Lo que tienen de común la serie y la película es que los personajes arriesgan la vida por dinero. Por su parte, la diferencia consiste en que mientras que en el Salario del miedo la actividad es un trabajo con obstáculos presentados por la geografía y sirve al desarrollo industrial, y entonces las muertes tienen una finalidad y están “justificadas” por el progreso, en El juego del calamar la actividad se ha convertido en juego y el juego se ha convertido en algo serio que implica la muerte.

El juego innombrable

Hacia el final de la serie aparecen unos personajes con máscaras: son los espectadores, millonarios extranjeros que financian este espectáculo. Aunque están enmascarados no ocultan nada, son unos vulgares millonarios que se divierten viendo cómo se matan los pobres endeudados y desesperados. Pero los ricos no solamente son sádicos, perversos y crueles, lo cual sería un clisé. La gran revelación final de la serie consiste en apuntar a otra cuestión: el aburrimiento. El viejito, que ha construido su riqueza con la usura, en su lecho de muerte le confiesa al ganador del juego que la razón última por la que se involucró en todo esto es el aburrimiento: Hay que señalar que la serie no es pesimista, ya que el viejo finalmente pierde su apuesta sobre la humanidad.

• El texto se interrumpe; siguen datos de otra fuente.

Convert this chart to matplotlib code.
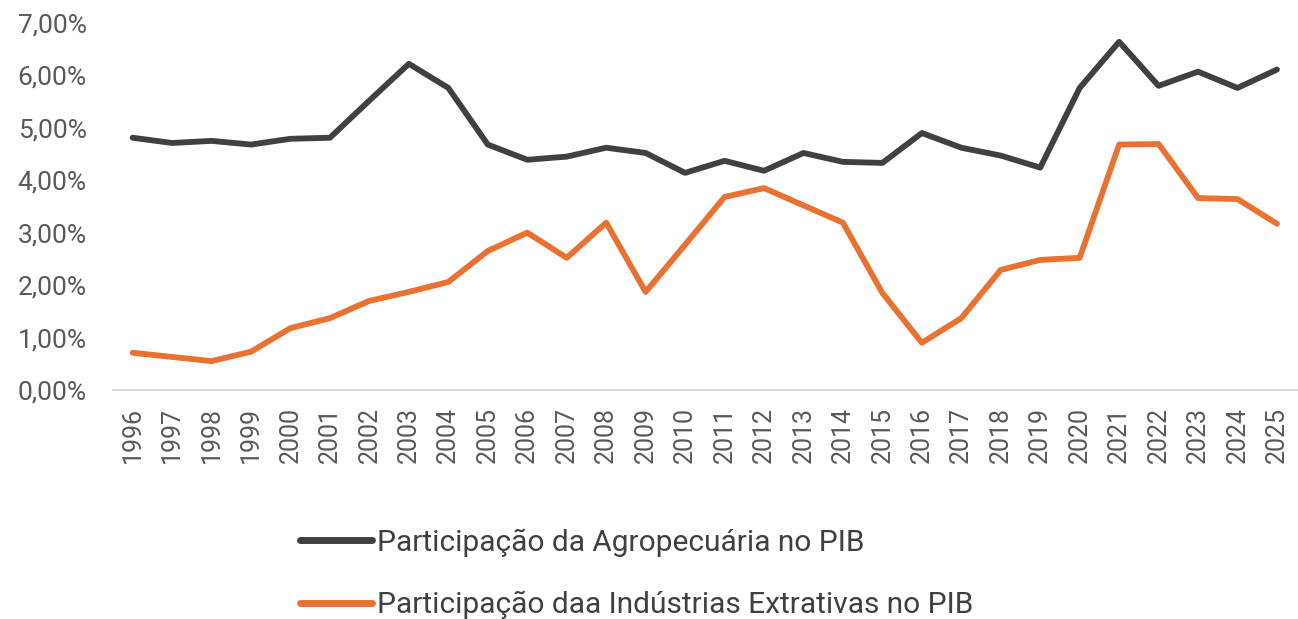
import matplotlib
matplotlib.use("Agg")
import matplotlib.pyplot as plt
from matplotlib.ticker import FuncFormatter

# =========================================================
# Data
# =========================================================
years = [str(y) for y in range(1996, 2026)]

agro = [4.81, 4.71, 4.75, 4.68, 4.79, 4.81, 5.52, 6.22, 5.76, 4.68,
        4.39, 4.45, 4.62, 4.52, 4.14, 4.37, 4.18, 4.52, 4.35, 4.33,
        4.90, 4.62, 4.47, 4.24, 5.76, 6.64, 5.80, 6.07, 5.76, 6.11]

extrativas = [0.71, 0.63, 0.55, 0.73, 1.18, 1.37, 1.70, 1.87, 2.06, 2.65,
              3.00, 2.52, 3.19, 1.87, 2.77, 3.68, 3.85, 3.52, 3.19, 1.85,
              0.90, 1.37, 2.29, 2.48, 2.52, 4.68, 4.69, 3.66, 3.64, 3.17]

labels = ["Participação da Agropecuária no PIB",
          "Participação daa Indústrias Extrativas no PIB"]

# =========================================================
# Plot
# =========================================================
plt.rcParams["font.family"] = ["Roboto", "DejaVu Sans"]

fig = plt.figure(figsize=(12.98, 6.19), dpi=100)
ax = fig.add_axes([0.087, 0.370, 0.912, 0.593])

x = range(len(years))
ax.plot(x, agro, color="#404040", lw=4.2, solid_joinstyle="round",
        solid_capstyle="round", label=labels[0])
ax.plot(x, extrativas, color="#E97132", lw=4.2, solid_joinstyle="round",
        solid_capstyle="round", label=labels[1])

ax.set_xlim(-0.5, len(years) - 0.5)
ax.set_ylim(0, 7)
ax.set_yticks(range(0, 8))
ax.yaxis.set_major_formatter(FuncFormatter(lambda v, p: f"{v:.2f}%".replace(".", ",")))
ax.set_xticks(list(x))
ax.set_xticklabels(years, rotation=90)

for s in ["top", "right", "left"]:
    ax.spines[s].set_visible(False)
ax.spines["bottom"].set_color("#d9d9d9")
ax.spines["bottom"].set_linewidth(1.5)

ax.tick_params(axis="both", length=0, labelcolor="#595959")
ax.tick_params(axis="y", labelsize=19, pad=19)
ax.tick_params(axis="x", labelsize=18, pad=12)

leg = fig.legend(loc="center left", bbox_to_anchor=(0.231, 0.073), frameon=False,
                 fontsize=21.5, handlelength=2.4, handletextpad=0.2, borderpad=0,
                 borderaxespad=0, labelspacing=1.15, labelcolor="#404040")
for h in leg.get_lines():
    h.set_linewidth(5)

fig.savefig("out.png", dpi=100)
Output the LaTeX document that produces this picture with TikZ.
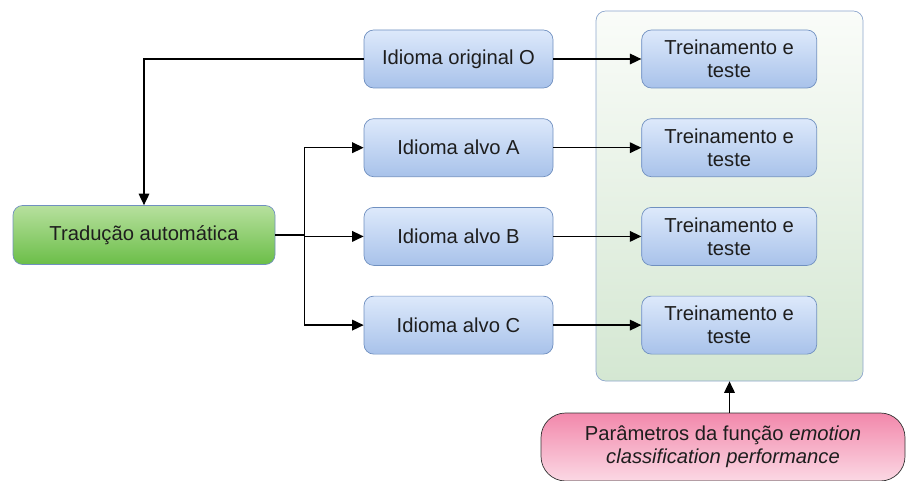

A fines de la década del 60, Oskar Morgenstein, uno de los creadores de la teoría del juego, señaló que los fenómenos sociales difieren de los fenómenos físicos en tanto que “los hombres actúan a veces unos contra otros, a veces cooperando entre ellos; tienen distintos grados de información uno acerca de otro y sus aspiraciones le conducen a contender o cooperar. La naturaleza inanimada no muestra ningunos de estos rasgos. Los átomos, las moléculas y estrellas pueden coagularse, chocar y explotar, pero no luchan entre sí ni colaboran.”

De estas diferencias concluía que las distintas esferas de la vida social se podían analizar con categorías de la teoría del juego: la política, la economía, el marketing, la guerra, el proceso judicial, etc. Conceptos como “utilidad”, “información”, “comportamiento óptimo”, “estrategia”, “pago”, “equilibrio” o “regateo” pueden aplicarse a distintas esferas de las actividades sociales. Lo que no se podía advertir todavía era que la política, la economía, la guerra, el proceso judicial se iban a convertir en una especie de juego y espectáculo por la importancia cada vez más creciente de los medios de comunicación en la vida humana.

Hoy el trabajo, la política y sobre todo la economía se parecen cada vez más a un juego, los límites se difuminan. Por otro lado, los juegos, sobre todo los deportes, se vuelven cada vez más serios. Esas inversiones caracterizan la contemporaneidad. El juego del calamar participa de esta situación en la que la actividad del hombre se separa de la instancia de la producción y se convierte en un juego. Podríamos decir que la serie pertenece así plenamente al posmodernismo cultural, a la etapa de la primacía del capital financiero, en un momento de globalización mediática con la nueva tecnología de la información y control social. Vivimos en una etapa en que las instituciones y las distintas esferas (política, economía, sistema legal) se convierten en juego y los juegos no cesan de volverse serios; cuando sucede eso los juegos dejan de ser juegos y se vuelven algo innombrable y monstruoso.